生涯トラウマに苦しんだ5・18光州(クァンジュ)民主化運動有功者が、自ら死を選び生涯を終えた。受け取った補償金をすべて周囲に分け、残った葬儀費500万ウォンだけが彼の遺品だった。
5・18記念財団、5・18団体の話を総合すると、1日午前7時ごろ、光州広域市光山区(クァンサング)の永久賃貸マンション8階に住んでいた5・18有功者のチョン・ビョンギュンさん(60)が、1階の花壇で死亡しているのが発見された。警察は怨恨関係や他殺の痕跡がなかった点や、チョンさんの財布から遺書が出てきた点をもとに、チョンさんが自殺したものと結論づけた。
28日に公共料金125万ウォン(約11万2千円)を納付したチョンさんは、領収書の裏に「管理費3カ月、通信費1カ月。これ以上債務なし。残りの金で火葬してください」と遺言を書き、約500万ウォン(約45万円)が入った通帳を家族に残した。

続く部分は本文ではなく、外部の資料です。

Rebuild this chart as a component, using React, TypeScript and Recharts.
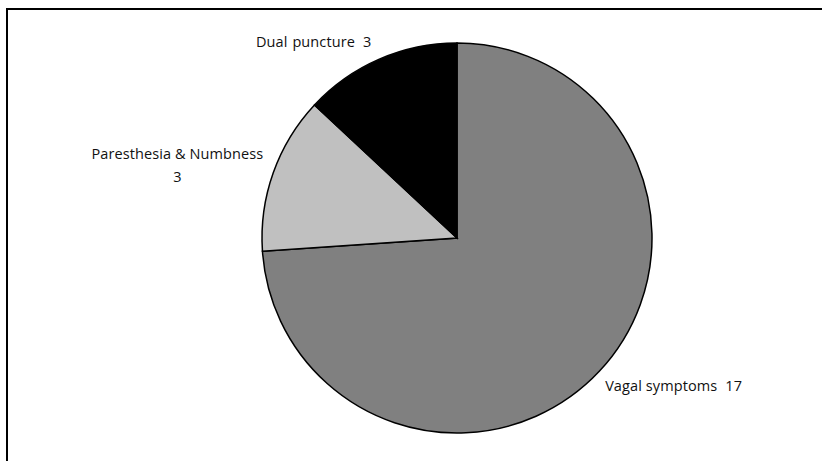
import React from "react";
import { Cell, Pie, PieChart } from "recharts";

const names = ["Vagal symptoms", "Paresthesia & Numbness", "Dual puncture"];
const counts = [17, 3, 3];
const fills = ["#808080", "#c0c0c0", "#000000"];

const data = names.map((name, i) => ({ name, value: counts[i] }));

const RADIAN = Math.PI / 180;

function renderLabel(props: any) {
  const { cx, cy, midAngle, outerRadius, name, value } = props;
  const r = outerRadius + 20;
  const x = cx + r * Math.cos(-midAngle * RADIAN);
  const y = cy + r * Math.sin(-midAngle * RADIAN);
  const style = { fontFamily: "'Open Sans', sans-serif", fontSize: 14.5, fill: "#111", letterSpacing: 0.1 };

  if (name === "Paresthesia & Numbness") {
    return (
      <text x={x - 77} y={y - 7} textAnchor="middle" style={style}>
        <tspan x={x - 77} dy="0">{name}</tspan>
        <tspan x={x - 77} dy="23">{value}</tspan>
      </text>
    );
  }
  const right = x > cx;
  return (
    <text
      x={right ? x - 9 : x}
      y={y}
      textAnchor={right ? "start" : "end"}
      dominantBaseline="central"
      style={style}
    >
      <tspan style={right ? undefined : { wordSpacing: 1 }}>{name}</tspan>
      <tspan dx={right ? 8 : 8}>{value}</tspan>
    </text>
  );
}

export default function App() {
  return (
    <div style={{ position: "fixed", left: 0, top: 0, width: 822, height: 461, background: "#fff" }}>
      <div
        style={{
          position: "absolute",
          left: 6,
          top: 8,
          width: 830,
          height: 470,
          borderLeft: "2.5px solid #000",
          borderTop: "2.5px solid #000",
        }}
      />
      <PieChart
        width={822}
        height={461}
        margin={{ top: 0, right: 0, bottom: 0, left: 0 }}
        style={{ position: "absolute", left: 0, top: 0 }}
      >
        <Pie
          data={data}
          dataKey="value"
          nameKey="name"
          cx={457}
          cy={238}
          outerRadius={195}
          startAngle={90}
          endAngle={-270}
          stroke="#000"
          strokeWidth={1.5}
          label={renderLabel}
          labelLine={false}
          isAnimationActive={false}
        >
          {data.map((d, i) => (
            <Cell key={d.name} fill={fills[i]} />
          ))}
        </Pie>
      </PieChart>
    </div>
  );
}
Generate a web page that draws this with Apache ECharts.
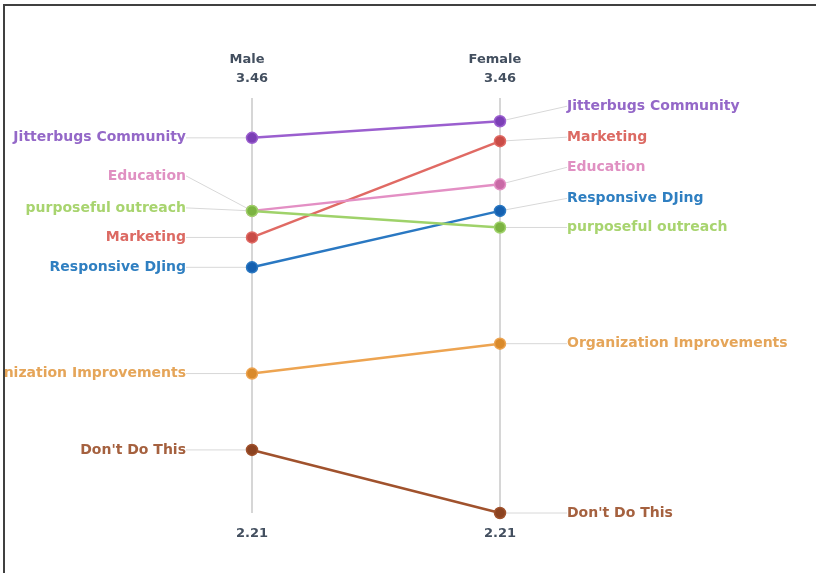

チョンさんは幼い頃に親と別れた後、実兄(65)と共に児童施設を転々としながら育った。1980年に職業少年院に住み靴磨きで生計を立てていたところ、5・18民主化運動が起き、市民が軍人に殴られる姿を見て抗争に参加した。チョンさんはほぼ遺体運搬チームとして活動していたが、5月27日、旧全羅南道道庁を守っていたところ逮捕され、懲役1年の刑を言い渡され、翌年1月に刑執行免除で釈放された。
抗争時の犠牲者たちの無惨な姿に衝撃を受けたチョンさんは釈放後、家族に「帯刀で刺されて死んだ人々が夢に出てくる。自分にも何度も来いと言っている」と訴えた。チョンさんはその後約30年間、家族を含む外部と断絶し、酒に頼ってきたという。
チョンさんは一時、家庭を築き一人の子どもを持ったが、トラウマによって精神が疲弊し、妻と別れて子どもは米国に養子に出したという。チョンさんの兄は「弟が5・18補償金として受け取った4000万ウォン(約358万円)のうち2000万ウォンを私にくれて、残りの金は子どもを養子に送った家族にすべて渡した」と記憶していた。
チョンさんは遅れて中学校の夜間学級に通うなど、安定した職業を得るために努力したが、収監された記録があるためうまく行かず、建設業の日雇いで生計を立てていたというのが周辺の人々の説明だ。
友人のキム・ソクホさん(59)は「チョンさんはひどい拷問の中でも仲間の名前を口にしないなど、義理のある人だった。正義感から5・18運動に参加したが、ずっと苦しんで生きていた」と述べた。
チョンさんは友達に「生きるのがつらい。私一人で生きて何になる」と話すなど、普段から生きることに未練がない様子をたびたびうかがわせていた。このほど再審で無罪判決を受け、刑事補償金2千万ウォンを受けとったが、ほとんどの金を経済的に苦しい他の有功者に与えたという。今年6月には残りの刑事補償金でソウル、釜山(プサン)、大田(テジョン)など全国一周をした後「初めて生きている実感を感じた」と友人に話している。
チョンさんは葬儀も設けられず、孤独に国立5・18民主墓地に安置されるところだったが、5・18団体などが名乗りを上げて葬儀を行うことができた。